Sonuçta Galatasaray rotasyonun da etkisi ile büyük takım reaksiyonu gösterdi.
Gecenin sorusu
Galibiyet Fatih Terim’in yaptığı 11 seçimini devamlı hale getirir mi? Özellikle Ahmet, Emre ve Ömer’in lig maçlarında Terim’den daha fazla dakika alacaklarını düşünüyorum.
Maçın starı
Yıldız olmasa da maçı çözen oyuncu Ömer Bayram’dı. Skorun dengede gittiği her dakika Galatasaray için tedirginlik artabilecekken attığı gol ile takımının özgüvenini yükselterek galibiyette öne çıktı.
Maçın olayı
Fatih Terim’in bundan sonrası için ligi hangi oyuncularla oynayacağı konusunda geç de olsa oluşan takımın iskeleti bu maçla beraber belirginleşti.
Kısa mesaj
Galatasaray için bu maç ile girilen milli takım arası ilk yarının sonunda kimlerin takımdan ayrılıp kimlerin kalacağı konusunda çalışma yapılması için iyi bir zaman.
‘’Fernandes'i durduramadık‘’
Lig ve Avrupa’nın bu kısıtlı kadro ve eksiklerle beraber yürümediği gerçeğini kabul eden Ünal Karaman, rotasyon değil devrim yaptı Krasnodar 11’inde. Tamamı genç, bazıları ligde forma giymiş olsa da ideal kadronun tamamlayıcı oyuncularından kurulu bir takımla çıktı maça. Mücadele ve koşu kalitesi bir yere kadar idare etti. Sonrasında Fernandes kalitesi çıktı ortaya. Önce yaptığı organizasyon bizim şanssızlığımız ve acemiliğimizle birleşince ilk golü attı, sonrasında harika bir topuk golü atarak 35 dakikada skoru 2-0’a getirdi.

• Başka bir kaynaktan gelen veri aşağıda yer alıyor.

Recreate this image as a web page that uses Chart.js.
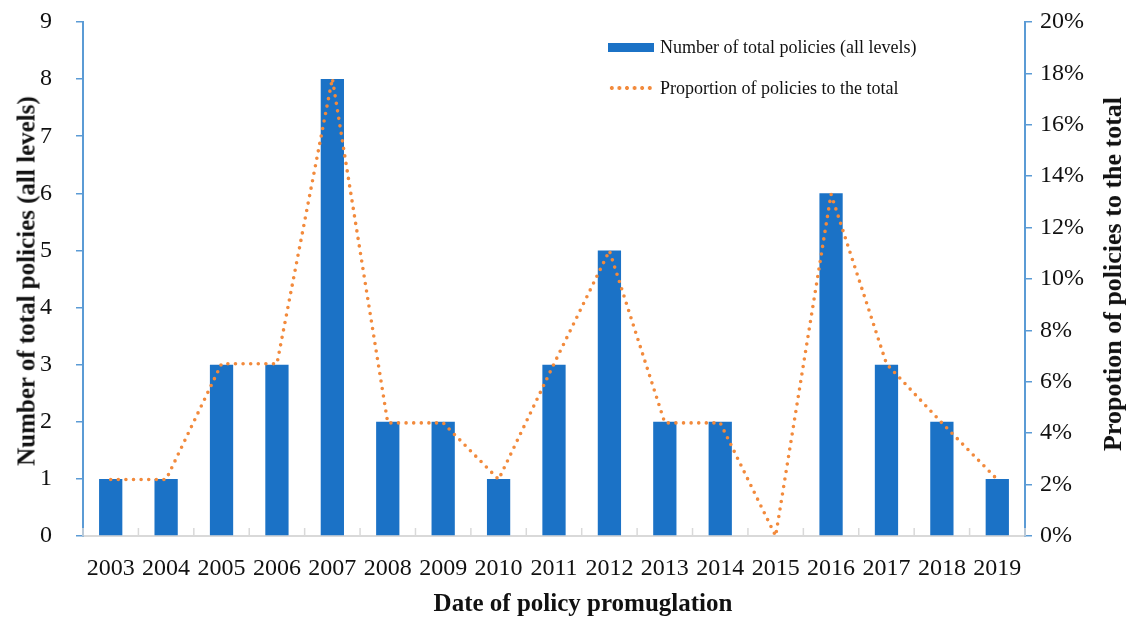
<!DOCTYPE html>
<html>
<head>
<meta charset="utf-8">
<script src="https://cdn.jsdelivr.net/npm/chart.js@4/dist/chart.umd.min.js"></script>
<style>
  html, body { margin: 0; padding: 0; background: #fff; }
  #wrap { position: relative; width: 1130px; height: 617px; }
  #legend { position: absolute; left: 608px; top: 37px; font-family: "Liberation Serif", serif; font-size: 18px; color: #111; }
  .li { display: flex; align-items: center; height: 20px; margin-bottom: 21px; }
  .sw { width: 46px; height: 9px; background: #1b72c6; margin-right: 6px; }
  .dots { width: 46px; height: 4px; margin-right: 6px;
          background-image: radial-gradient(circle, #f28a3c 1.8px, transparent 2.2px);
          background-size: 7.6px 4px; background-repeat: repeat-x; }
  .title { position: absolute; white-space: nowrap; font-family: "Liberation Serif", serif; font-weight: bold; font-size: 25px; color: #111; line-height: 1; }
  #rtitle { left: 1113px; top: 274px; font-size: 26px; transform: translate(-50%, -50%) rotate(-90deg); }
  #ltitle { left: 26px; top: 281px; transform: translate(-50%, -50%) rotate(-90deg); }
  #xtitle { left: 583px; top: 602px; transform: translate(-50%, -50%); }
</style>
</head>
<body>
<div id="wrap">
  <canvas id="c" width="1130" height="617"></canvas>
  <div id="legend">
    <div class="li"><span class="sw"></span>Number of total policies (all levels)</div>
    <div class="li"><span class="dots"></span>Proportion of policies to the total</div>
  </div>
  <div class="title" id="ltitle">Number of total policies (all levels)</div>
  <div class="title" id="rtitle">Propotion of policies to the total</div>
  <div class="title" id="xtitle">Date of policy promuglation</div>
</div>
<script>
const years = ["2003","2004","2005","2006","2007","2008","2009","2010","2011","2012","2013","2014","2015","2016","2017","2018","2019"];
const policyCounts = [1,1,3,3,8,2,2,1,3,5,2,2,0,6,3,2,1];
const proportionPct = [2.2,2.2,6.7,6.7,17.8,4.4,4.4,2.2,6.7,11.1,4.4,4.4,0,13.3,6.7,4.4,2.2];
const leftTicks = [0,1,2,3,4,5,6,7,8,9];
const rightTicks = [0,2,4,6,8,10,12,14,16,18,20];

const serif = "'Liberation Serif', 'Times New Roman', serif";
const axisBlue = '#5b9bd5';

// small grey category-boundary ticks pointing up into the plot, as in the original
const innerTicks = {
  id: 'innerTicks',
  afterDatasetsDraw(chart) {
    const x = chart.scales.x, ctx = chart.ctx, bottom = chart.chartArea.bottom;
    ctx.save();
    ctx.strokeStyle = '#d9d9d9';
    ctx.lineWidth = 1.5;
    for (let i = 0; i <= years.length; i++) {
      const px = x.getPixelForValue(i - 0.5);
      ctx.beginPath();
      ctx.moveTo(px, bottom);
      ctx.lineTo(px, bottom - 8);
      ctx.stroke();
    }
    ctx.restore();
  }
};

new Chart(document.getElementById('c'), {
  plugins: [innerTicks],
  data: {
    labels: years,
    datasets: [
      {
        type: 'line',
        label: 'Proportion of policies to the total',
        data: proportionPct,
        yAxisID: 'y1',
        borderColor: '#f28a3c',
        borderWidth: 3.6,
        borderDash: [0, 7.6],
        borderCapStyle: 'round',
        pointRadius: 0,
        tension: 0,
        fill: false,
        order: 0
      },
      {
        type: 'bar',
        label: 'Number of total policies (all levels)',
        data: policyCounts,
        yAxisID: 'y',
        backgroundColor: '#1b72c6',
        categoryPercentage: 1,
        barPercentage: 0.42,
        order: 1
      }
    ]
  },
  options: {
    responsive: false,
    animation: false,
    devicePixelRatio: 1,
    layout: { padding: { top: 22, left: 0, right: 0, bottom: 0 } },
    plugins: { legend: { display: false }, tooltip: { enabled: false } },
    scales: {
      x: {
        offset: true,
        grid: { display: true, offset: true, drawOnChartArea: false, drawTicks: false, color: '#d9d9d9' },
        border: { display: true, color: '#d9d9d9', width: 2 },
        ticks: { color: '#111', font: { family: serif, size: 24 }, padding: 18, maxRotation: 0, autoSkip: false },
        title: { display: false },
        afterFit: s => { s.height = 81; s.paddingLeft = 0; s.paddingRight = 0; }
      },
      y: {
        position: 'left',
        min: 0, max: 9,
        afterBuildTicks: s => { s.ticks = leftTicks.map(v => ({ value: v })); },
        grid: { display: true, drawOnChartArea: false, drawTicks: true, tickLength: 7, color: axisBlue, lineWidth: 1.5 },
        border: { display: true, color: axisBlue, width: 2 },
        ticks: { color: '#111', font: { family: serif, size: 24 }, padding: 24 },
        title: { display: false },
        afterFit: s => { s.width = 83; s.paddingTop = 0; s.paddingBottom = 0; }
      },
      y1: {
        position: 'right',
        min: 0, max: 20,
        afterBuildTicks: s => { s.ticks = rightTicks.map(v => ({ value: v })); },
        grid: { display: true, drawOnChartArea: false, drawTicks: true, tickLength: 7, color: axisBlue, lineWidth: 1.5 },
        border: { display: true, color: axisBlue, width: 2 },
        ticks: { color: '#111', font: { family: serif, size: 24 }, padding: 8, callback: v => v + '%' },
        title: { display: false },
        afterFit: s => { s.width = 105; s.paddingTop = 0; s.paddingBottom = 0; }
      }
    }
  }
});
</script>
</body>
</html>
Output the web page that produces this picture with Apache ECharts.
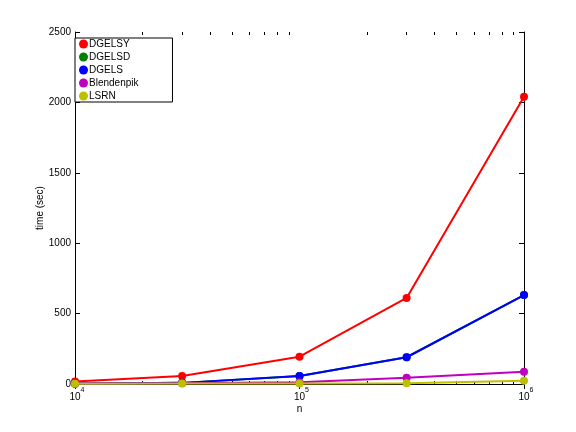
<!DOCTYPE html>
<html><head><meta charset="utf-8">
<script src="https://cdn.jsdelivr.net/npm/echarts@6/dist/echarts.min.js"></script>
<style>html,body{margin:0;padding:0;background:#fff}#c{width:576px;height:432px}</style>
</head><body><div id="c"></div>
<script>
const nValues = [1e4, 3e4, 1e5, 3e5, 1e6];
const seriesNames = ['DGELSY', 'DGELSD', 'DGELS', 'Blendenpik', 'LSRN'];
const dgelsy = [17, 57, 194, 611, 2040];
const dgelsd = [2, 8, 57, 190, 632];
const dgels = [2, 8, 57, 190, 632];
const blendenpik = [3, 5, 12, 45, 87];
const lsrn = [2, 3, 3, 5, 23];
const xMajorTicks = [1e4, 1e5, 1e6];
const xMinorTicks = [2e4,3e4,4e4,5e4,6e4,7e4,8e4,9e4,2e5,3e5,4e5,5e5,6e5,7e5,8e5,9e5];
const yTicks = [0, 500, 1000, 1500, 2000, 2500];
const colors = ['#ff0000', '#008000', '#0000ff', '#bf00bf', '#bfbf00'];
const allValues = [dgelsy, dgelsd, dgels, blendenpik, lsrn];

const font = 'Liberation Sans, Arial, sans-serif';
const chart = echarts.init(document.getElementById('c'), null, {renderer: 'canvas'});
const grid = {left: 75, right: 52, top: 32, bottom: 48, containLabel: false};
const lineAxis = {show: true, lineStyle: {color: '#000', width: 1}};
function xAxisDef(pos, opts) {
  return Object.assign({
    type: 'log', logBase: 10, min: 1e4, max: 1e6, position: pos,
    axisLine: lineAxis, splitLine: {show: false},
    axisTick: {show: true, inside: true, length: 5, lineStyle: {color: '#000'}, customValues: xMajorTicks},
    axisLabel: {show: false}
  }, opts || {});
}
const option = {
  animation: false,
  backgroundColor: '#fff',
  grid: grid,
  legend: {
    orient: 'vertical', left: 75, top: 38,
    padding: [1, 34, 1, 4], itemGap: 3, itemWidth: 9, itemHeight: 9,
    icon: 'circle', borderColor: '#000', borderWidth: 1, backgroundColor: '#fff',
    textStyle: {fontFamily: font, fontSize: 10, color: '#000', padding: [0, 0, 0, -4], lineHeight: 10},
    data: seriesNames
  },
  xAxis: [
    xAxisDef('bottom', {
      name: 'n', nameLocation: 'middle', nameGap: 20, nameMoveOverlap: false,
      nameTextStyle: {fontFamily: font, fontSize: 10, color: '#000'},
      axisLabel: {show: true, customValues: xMajorTicks, margin: 3,
        formatter: v => '{s|' + Math.round(Math.log10(v)) + '}\n{b|10}',
        rich: {b: {fontFamily: font, fontSize: 10, color: '#000', lineHeight: 8},
               s: {fontFamily: font, fontSize: 7, color: '#000', lineHeight: 6, padding: [0, 0, 0, 15]}}}
    }),
    xAxisDef('top'),
    xAxisDef('bottom', {axisLine: {show: false}, axisTick: {show: true, inside: true, length: 3, lineStyle: {color: '#000'}, customValues: xMinorTicks}}),
    xAxisDef('top', {axisLine: {show: false}, axisTick: {show: true, inside: true, length: 3, lineStyle: {color: '#000'}, customValues: xMinorTicks}})
  ],
  yAxis: [
    {type: 'value', min: 0, max: 2500, interval: 500, position: 'left',
     name: 'time (sec)', nameLocation: 'middle', nameGap: 30, nameMoveOverlap: false,
     nameTextStyle: {fontFamily: font, fontSize: 10, color: '#000'},
     axisLine: lineAxis, splitLine: {show: false},
     axisTick: {show: true, inside: true, length: 5, lineStyle: {color: '#000'}},
     axisLabel: {fontFamily: font, fontSize: 10, color: '#000', margin: 4, customValues: yTicks, formatter: v => String(v)}},
    {type: 'value', min: 0, max: 2500, interval: 500, position: 'right',
     axisLine: lineAxis, splitLine: {show: false},
     axisTick: {show: true, inside: true, length: 5, lineStyle: {color: '#000'}},
     axisLabel: {show: false}}
  ],
  series: seriesNames.map((name, i) => ({
    name: name, type: 'line', xAxisIndex: 0, yAxisIndex: 0,
    data: nValues.map((x, j) => [x, allValues[i][j]]),
    symbol: 'circle', symbolSize: 8, showSymbol: true,
    lineStyle: {color: colors[i], width: 2},
    itemStyle: {color: colors[i]},
    z: 2 + i
  }))
};
chart.setOption(option);
</script></body></html>
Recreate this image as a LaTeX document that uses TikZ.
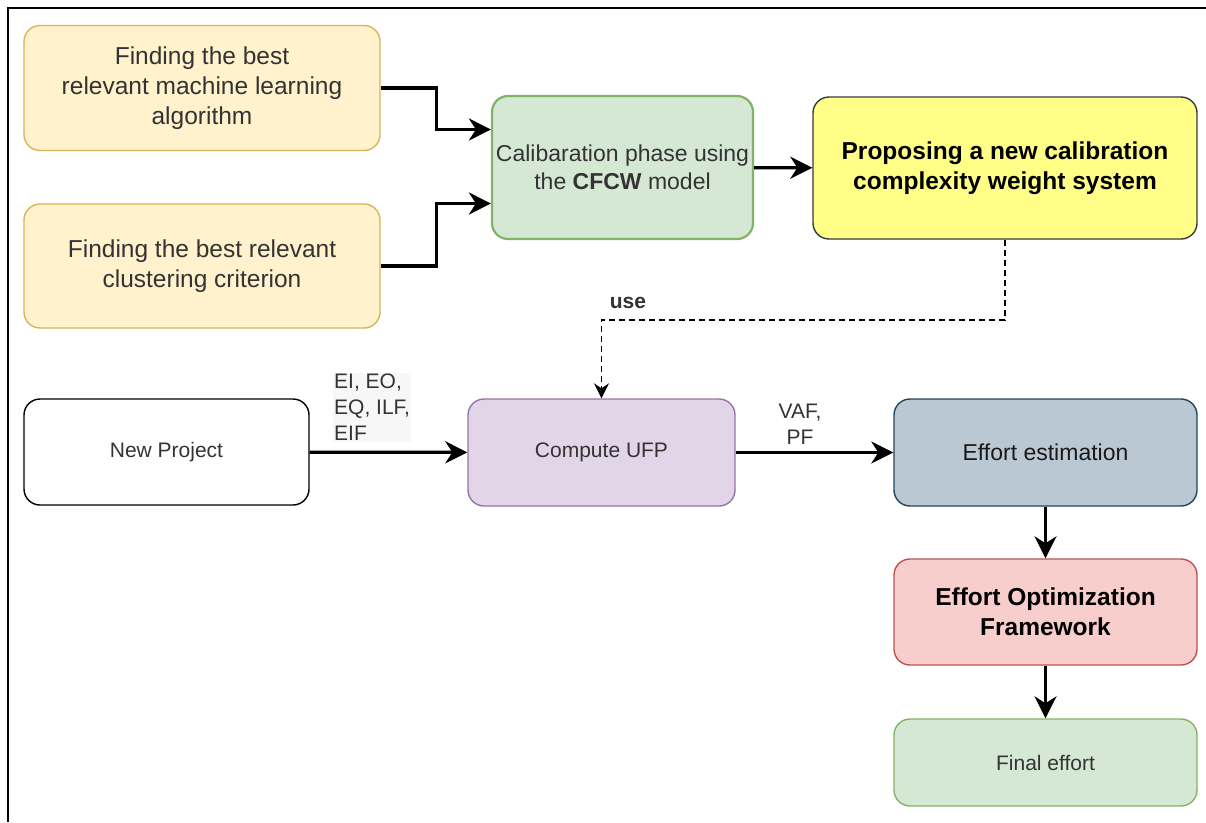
\documentclass[tikz,border=0pt]{standalone}
\usepackage{fontspec}
\setmainfont{Liberation Sans}
\usetikzlibrary{arrows.meta,calc}

\definecolor{orfill}{HTML}{FFF2CC}
\definecolor{ordraw}{HTML}{D6B656}
\definecolor{grfill}{HTML}{D5E8D4}
\definecolor{grdraw}{HTML}{82B366}
\definecolor{yefill}{HTML}{FFFF88}
\definecolor{yedraw}{HTML}{36393D}
\definecolor{pufill}{HTML}{E1D5E7}
\definecolor{pudraw}{HTML}{9673A6}
\definecolor{blfill}{HTML}{BAC8D3}
\definecolor{bldraw}{HTML}{23445D}
\definecolor{refill}{HTML}{F8CECC}
\definecolor{redraw}{HTML}{B85450}

\begin{document}
\begin{tikzpicture}[x=1pt,y=-1pt,
  box/.style={draw,rounded corners=16pt,line width=1.4pt,align=center,
    text=black!80,inner sep=0pt,font=\fontsize{21}{26}\selectfont},
  big/.style={font=\fontsize{24.5}{30}\selectfont},
  arr/.style={line width=3.2pt,-{Stealth[length=22pt,width=22pt,inset=7pt]}},
  lbl/.style={text=black!80,font=\fontsize{21}{26}\selectfont,inner sep=1pt}]
\useasboundingbox (0,0) rectangle (1206,822);
\draw[line width=2pt] (8,822) -- (8,8) -- (1206,8);

% top part
\node[box,big,fill=orfill,draw=ordraw,minimum width=356pt,minimum height=125pt]
  (mlalg) at (202,88) {Finding the best\\relevant machine learning\\algorithm};
\node[box,big,fill=orfill,draw=ordraw,minimum width=356pt,minimum height=124pt]
  (clust) at (202,266) {Finding the best relevant\\clustering criterion};
\node[box,fill=grfill,draw=grdraw,line width=2.2pt,minimum width=261pt,minimum height=143pt,
  font=\fontsize{23}{28}\selectfont] (calib) at (622.5,167.5)
  {Calibaration phase using\\the \textbf{CFCW} model};
\node[box,big,fill=yefill,draw=yedraw,text=black,font=\fontsize{24.5}{30}\selectfont\bfseries,
  minimum width=384pt,minimum height=142pt] (prop) at (1005,168)
  {Proposing a new calibration\\complexity weight system};

% bottom part
\node[box,fill=white,draw=black,minimum width=285pt,minimum height=106pt]
  (newp) at (166.5,452) {New Project};
\node[box,fill=pufill,draw=pudraw,minimum width=267pt,minimum height=107pt]
  (ufp) at (601.5,452.5) {Compute UFP};
\node[box,fill=blfill,draw=bldraw,text=black!90,font=\fontsize{23}{28}\selectfont,
  minimum width=303pt,minimum height=107pt] (esti) at (1045.5,452.5) {Effort estimation};
\node[box,big,fill=refill,draw=redraw,text=black,font=\fontsize{24.5}{30}\selectfont\bfseries,
  minimum width=303pt,minimum height=106pt] (optim) at (1045.5,612)
  {Effort Optimization\\Framework};
\node[box,fill=grfill,draw=grdraw,minimum width=303pt,minimum height=87pt]
  (final) at (1045.5,762.5) {Final effort};

% labels
\node[lbl,font=\fontsize{21}{26}\selectfont\bfseries] (use) at (628,303) {use};
\node[lbl,align=left,fill=black!3,anchor=north west] (inputs) at (333,373)
  {EI, EO,\\EQ, ILF,\\EIF};
\node[lbl,align=center] (vafpf) at (800,424) {VAF,\\PF};

% connectors
\draw[arr] (mlalg.east) -- ++(56,0) |- ($(calib.west)+(0,-38)$);
\draw[arr] (clust.east) -- ++(56,0) |- ($(calib.west)+(0,36)$);
\draw[arr] (calib) -- (prop);
\draw[line width=1.6pt,dash pattern=on 6pt off 4pt,-{Stealth[length=15pt,width=15pt,inset=5pt]}]
  (prop.south) -- ++(0,80) -| (ufp.north);
\draw[arr] (newp) -- (ufp);
\draw[arr] (ufp) -- (esti);
\draw[arr] (esti) -- (optim);
\draw[arr] (optim) -- (final);
\end{tikzpicture}
\end{document}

İkinci yarı geride olmamıza rağmen maç boyu devam eden hücum organizasyonu bozukluğunu bir nebze olsun düzeltmek isteyen Ünal Karaman, Sörloth, Nwakaeme gibi oyuncuları sahaya sürdü. Ancak bu hamleler de sonuç vermedi. Krasnodar derli toplu görüntüsü ile skoru korumakta zorlanmadı.
Gecenin sorusu
Trabzonspor’un gençlerinden ideal kadroyu zorlayacak bir oyuncu var mıydı? Gelişime açık olmalarına rağmen Krasnodar maçı performanslarından hiçbiri eksiksiz bir Trabzonspor’da ‘banko oynar’ dedirtmedi.
Maçın starı
Manuel Fernandes... İki takım arasındaki kalite farkını hissettiren başrol oyuncusuydu. Rutin giden maçı takımı adına sıra dışı hale getirerek 2 golün de maçın da kahramanı oldu.
Maçın olayı
Ünal Karaman’ın elinde kim varsa oynatmak yerine tecrübesizliklerine aldırmadan potansiyallerine inandığı gençlerle maça başladığı 11 maçın olayıydı.
Kısa mesaj
Bu kadar fazla sayıda olmasa da keşke genç oyuncuları, hazır Avrupa’da işler kötü gidiyorken tüm takımlarımız oynatmakta ısrar etse.